I’m not in favor of open borders. I don’t want people pouring in with no place to live, or no means of support for themselves or their families. But there are ways of solving issues when thousands are fleeing for their lives, needing sanctuary. There are ways of showing rachmunas, compassion, to those who walked two thousand miles to escape their horror. Not even the worst of humanity would take the time or effort to do that just to sow trouble in the U.S. The answer is to brainstorm to find a solution. The answer is not to incite hatred and fear amongst an already anxious society that lives with terrorism—all homegrown—on an apparent monthly basis.

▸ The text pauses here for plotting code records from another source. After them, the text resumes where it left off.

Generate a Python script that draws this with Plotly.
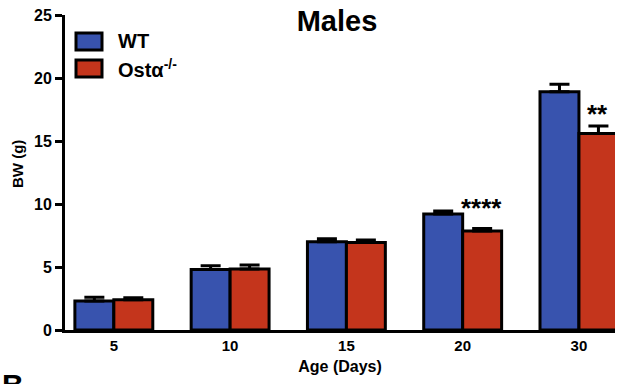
import plotly.graph_objects as go

ages = ["5", "10", "15", "20", "30"]
wt_mean = [2.3, 4.8, 7.0, 9.2, 18.9]
wt_err = [0.3, 0.3, 0.25, 0.25, 0.6]
ko_mean = [2.4, 4.85, 6.95, 7.85, 15.6]
ko_err = [0.15, 0.3, 0.2, 0.2, 0.6]
sig_labels = ["", "", "", "****", "**"]
y_ticks = [0, 5, 10, 15, 20, 25]

BLUE = "#3853AE"
RED = "#C4351C"
FONT = "Liberation Sans, Arial, sans-serif"
star_shift = [0, 0, 0, 4, -5]

fig = go.Figure()
for name, mean, err, col in [("WT", wt_mean, wt_err, BLUE), ("Ostα<sup>-/-</sup>", ko_mean, ko_err, RED)]:
    fig.add_trace(go.Bar(
        x=ages, y=mean, name=name,
        marker=dict(color=col, line=dict(color="black", width=3)),
        error_y=dict(type="data", array=err, arrayminus=[0] * len(err), symmetric=False,
                     color="black", thickness=3, width=10),
        showlegend=False,
    ))

# significance stars above the knockout bars
for i, (m, e, s) in enumerate(zip(ko_mean, ko_err, sig_labels)):
    if s:
        fig.add_annotation(x=i, y=m + e, text="<b>%s</b>" % s, showarrow=False,
                           xshift=19, yshift=star_shift[i], yanchor="bottom",
                           font=dict(family=FONT, size=26, color="black"))

# manual legend
for i, (lab, col) in enumerate([("WT", BLUE), ("Ostα<sup>-/-</sup>", RED)]):
    fig.add_shape(type="rect", xref="paper", yref="paper",
                  x0=11 / 550, x1=37 / 550, y0=1 - (35 + i * 27) / 315, y1=1 - (18 + i * 27) / 315,
                  fillcolor=col, line=dict(color="black", width=3))
    fig.add_annotation(xref="paper", yref="paper", x=51 / 550, y=1 - (26 + i * 27) / 315,
                       text="<b>%s</b>" % lab, showarrow=False, xanchor="left", yanchor="middle",
                       font=dict(family=FONT, size=20, color="black"))

# y-axis title
fig.add_annotation(xref="paper", yref="paper", x=(17 - 65) / 550, y=1 - (164 - 15) / 315,
                   text="<b>BW (g)</b>", textangle=-90, showarrow=False,
                   xanchor="center", yanchor="middle",
                   font=dict(family=FONT, size=15, color="black"))

fig.add_annotation(xref="paper", yref="paper", x=-65 / 550, y=-54 / 315, text="<b>B</b>",
                   showarrow=False, xanchor="left", yanchor="middle",
                   font=dict(family=FONT, size=30, color="black"))

fig.update_layout(
    width=619, height=384,
    margin=dict(l=65, r=4, t=15, b=54, autoexpand=False),
    plot_bgcolor="white", paper_bgcolor="white",
    barmode="group", bargap=0.33, bargroupgap=0.0,
    title=dict(text="<b>Males</b>", x=337 / 619, xanchor="center", y=1 - 21 / 384, yanchor="middle",
               font=dict(family=FONT, size=29, color="black")),
    font=dict(family=FONT, color="black"),
)
fig.update_xaxes(type="category", range=[-0.42, 4.31], showline=True, linecolor="black", linewidth=3,
                 ticks="", automargin=False, tickfont=dict(family=FONT, size=15, color="black", weight="bold"),
                 title=dict(text="<b>Age (Days)</b>", font=dict(family=FONT, size=16, color="black"), standoff=8))
fig.update_yaxes(range=[0, 25], tickvals=y_ticks, showline=True, linecolor="black", linewidth=3,
                 ticks="outside", ticklen=7, tickwidth=3, tickcolor="black", showgrid=False, zeroline=False,
                 automargin=False, tickfont=dict(family=FONT, size=16, color="black", weight="bold"))

fig.write_html("out.html", config={"displayModeBar": False},
               post_script="document.body.style.margin='0';")
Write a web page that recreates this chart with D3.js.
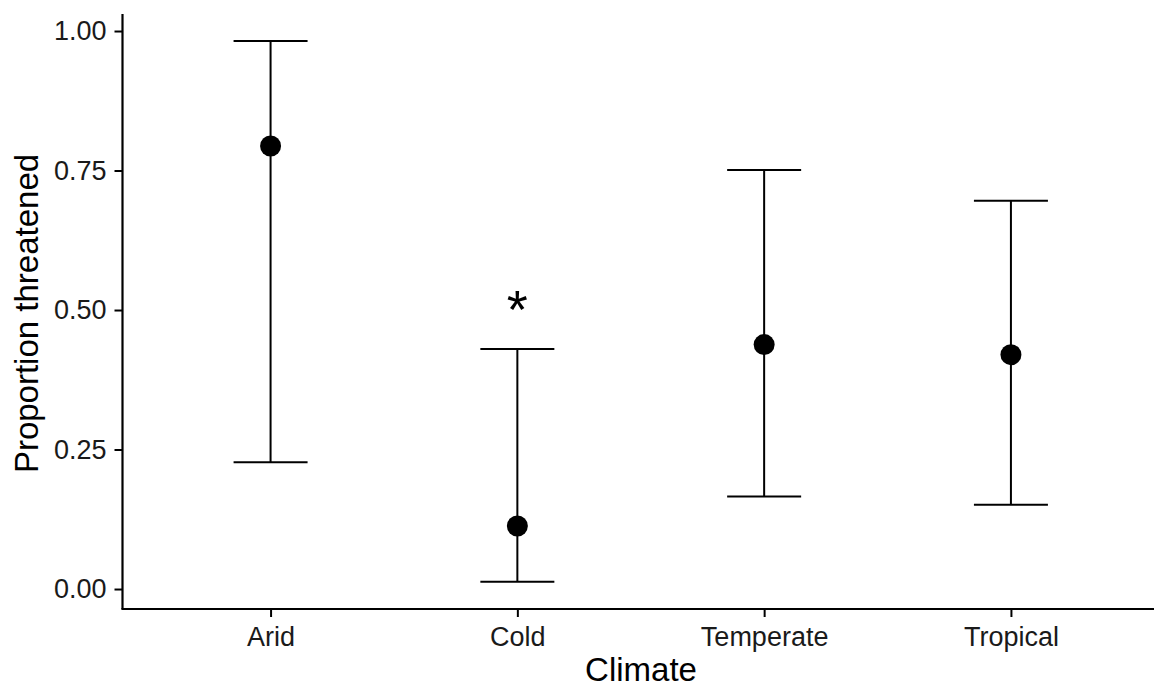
<!DOCTYPE html>
<html>
<head>
<meta charset="utf-8">
<script src="https://cdn.jsdelivr.net/npm/d3@7"></script>
<style>
  html, body { margin: 0; padding: 0; background: #fff; }
  svg { display: block; font-family: "Liberation Sans", Arial, sans-serif; }
</style>
</head>
<body>
<svg id="chart" width="1154" height="687"></svg>
<script>
// ---- data ----
const categories = ["Arid", "Cold", "Temperate", "Tropical"];
const estimate   = [0.794, 0.113, 0.438, 0.420];
const lower      = [0.227, 0.013, 0.166, 0.151];
const upper      = [0.982, 0.430, 0.751, 0.696];
const significant = [false, true, false, false];
const yTicks = [0, 0.25, 0.5, 0.75, 1.0];
const xTitle = "Climate";
const yTitle = "Proportion threatened";
const marker = "*";

const rows = categories.map((c, i) => ({
  cat: c, est: estimate[i], lo: lower[i], hi: upper[i], sig: significant[i]
}));

// ---- layout ----
const svg = d3.select("#chart");
const panel = { left: 122.5, right: 1159, top: 14, bottom: 609 };

const x = d3.scalePoint()
  .domain(categories)
  .range([panel.left, panel.right])
  .padding(0.6);

const y = d3.scaleLinear()
  .domain([-0.0358, 1.0305])
  .range([panel.bottom, panel.top]);

const ink = "#000";
const tickFont = 27;
const titleFont = 33;

// y axis
const yAxis = svg.append("g")
  .attr("transform", `translate(${panel.left},0)`)
  .call(d3.axisLeft(y).tickValues(yTicks).tickFormat(d3.format(".2f")).tickSize(8).tickPadding(8).tickSizeOuter(0));
yAxis.select(".domain").attr("stroke", ink).attr("stroke-width", 2.2)
  .attr("d", `M0,${panel.top}V${panel.bottom}`);
yAxis.selectAll(".tick line").attr("stroke", ink).attr("stroke-width", 2);
yAxis.selectAll(".tick text").attr("fill", "#1a1a1a").attr("font-size", tickFont)
  .attr("font-family", "Liberation Sans, Arial, sans-serif");

// x axis
const xAxis = svg.append("g")
  .attr("transform", `translate(0,${panel.bottom})`)
  .call(d3.axisBottom(x).tickSize(8).tickPadding(10).tickSizeOuter(0));
xAxis.select(".domain").attr("stroke", ink).attr("stroke-width", 2.2)
  .attr("d", `M${panel.left - 1.1},0H1154`);
xAxis.selectAll(".tick line").attr("stroke", ink).attr("stroke-width", 2);
xAxis.selectAll(".tick text").attr("fill", "#1a1a1a").attr("font-size", tickFont)
  .attr("font-family", "Liberation Sans, Arial, sans-serif");

// error bars
const capHalf = 37;
const g = svg.append("g");
g.selectAll("line.v").data(rows).join("line")
  .attr("class", "v")
  .attr("x1", d => x(d.cat)).attr("x2", d => x(d.cat))
  .attr("y1", d => y(d.lo)).attr("y2", d => y(d.hi))
  .attr("stroke", ink).attr("stroke-width", 2);
g.selectAll("line.cap-hi").data(rows).join("line")
  .attr("class", "cap-hi")
  .attr("x1", d => x(d.cat) - capHalf).attr("x2", d => x(d.cat) + capHalf)
  .attr("y1", d => y(d.hi)).attr("y2", d => y(d.hi))
  .attr("stroke", ink).attr("stroke-width", 2);
g.selectAll("line.cap-lo").data(rows).join("line")
  .attr("class", "cap-lo")
  .attr("x1", d => x(d.cat) - capHalf).attr("x2", d => x(d.cat) + capHalf)
  .attr("y1", d => y(d.lo)).attr("y2", d => y(d.lo))
  .attr("stroke", ink).attr("stroke-width", 2);

// points
g.selectAll("circle").data(rows).join("circle")
  .attr("cx", d => x(d.cat)).attr("cy", d => y(d.est))
  .attr("r", 10.5).attr("fill", ink);

// significance markers
g.selectAll("text.sig").data(rows.filter(d => d.sig)).join("text")
  .attr("class", "sig")
  .attr("x", d => x(d.cat)).attr("y", d => y(d.hi) - 55)
  .attr("dy", "0.62em")
  .attr("text-anchor", "middle")
  .attr("font-size", 54)
  .attr("fill", ink)
  .text(marker);

// titles
svg.append("text")
  .attr("x", 641).attr("y", 681)
  .attr("text-anchor", "middle")
  .attr("font-size", titleFont).attr("fill", ink)
  .text(xTitle);
svg.append("text")
  .attr("transform", `translate(38,${(panel.top + panel.bottom) / 2 + 2}) rotate(-90)`)
  .attr("text-anchor", "middle")
  .attr("font-size", titleFont).attr("fill", ink)
  .text(yTitle);
</script>
</body>
</html>
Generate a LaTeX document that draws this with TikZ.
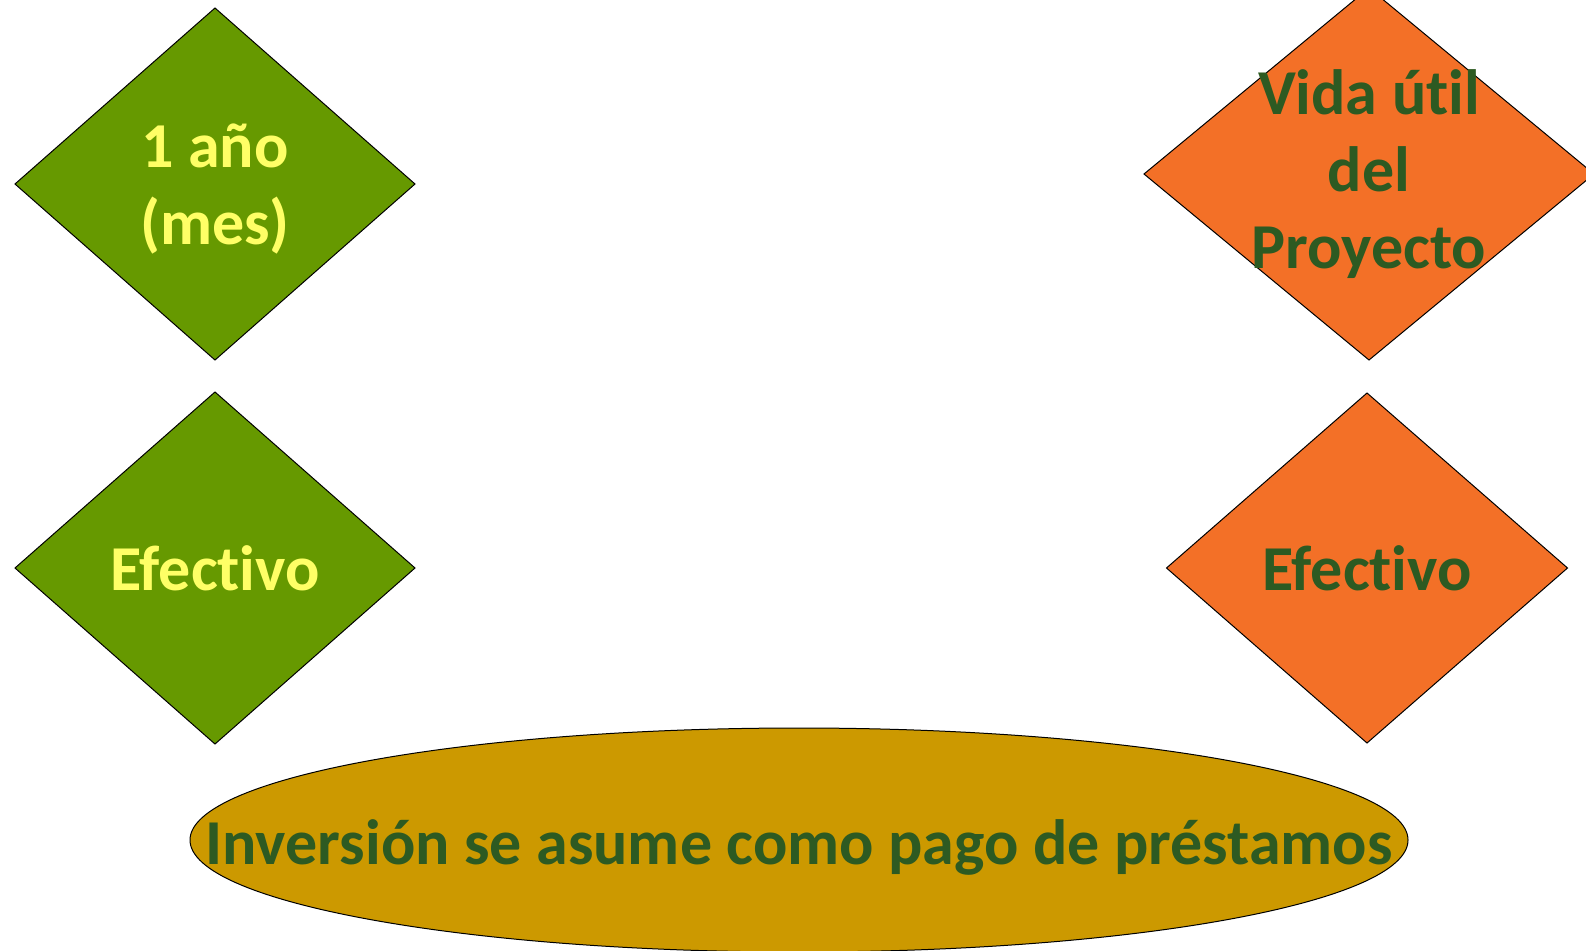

We are a nation of classes and divisions, ethnically, socially, economically, politically, and ideologically. That is how the founding fathers (not all of whom were born in the United States) envisioned our country, with each individual having the freedom and the right to practice their own religion and way of life. The logical interpretation is that the U.S. would contain multinational individuals. There is no “pure” in America, with the exception of our Native Americans. We are all descended from other nations.
I can smell the smoldering seeds of those who would repeat history. We are a divided nation. But I sense our leadership helping to prompt those who would like to lay blame for all wrongs on anyone not the same as them. If I feel it, I must not be the only one. Those who have already suffered the fates of hatred can feel it as well. If my parents were alive, they would feel it, too. Again.
Thank God my parents are not alive to relive this.
Eugene Ionesco said, “Ideologies separate us. Dreams and anguish bring us together.”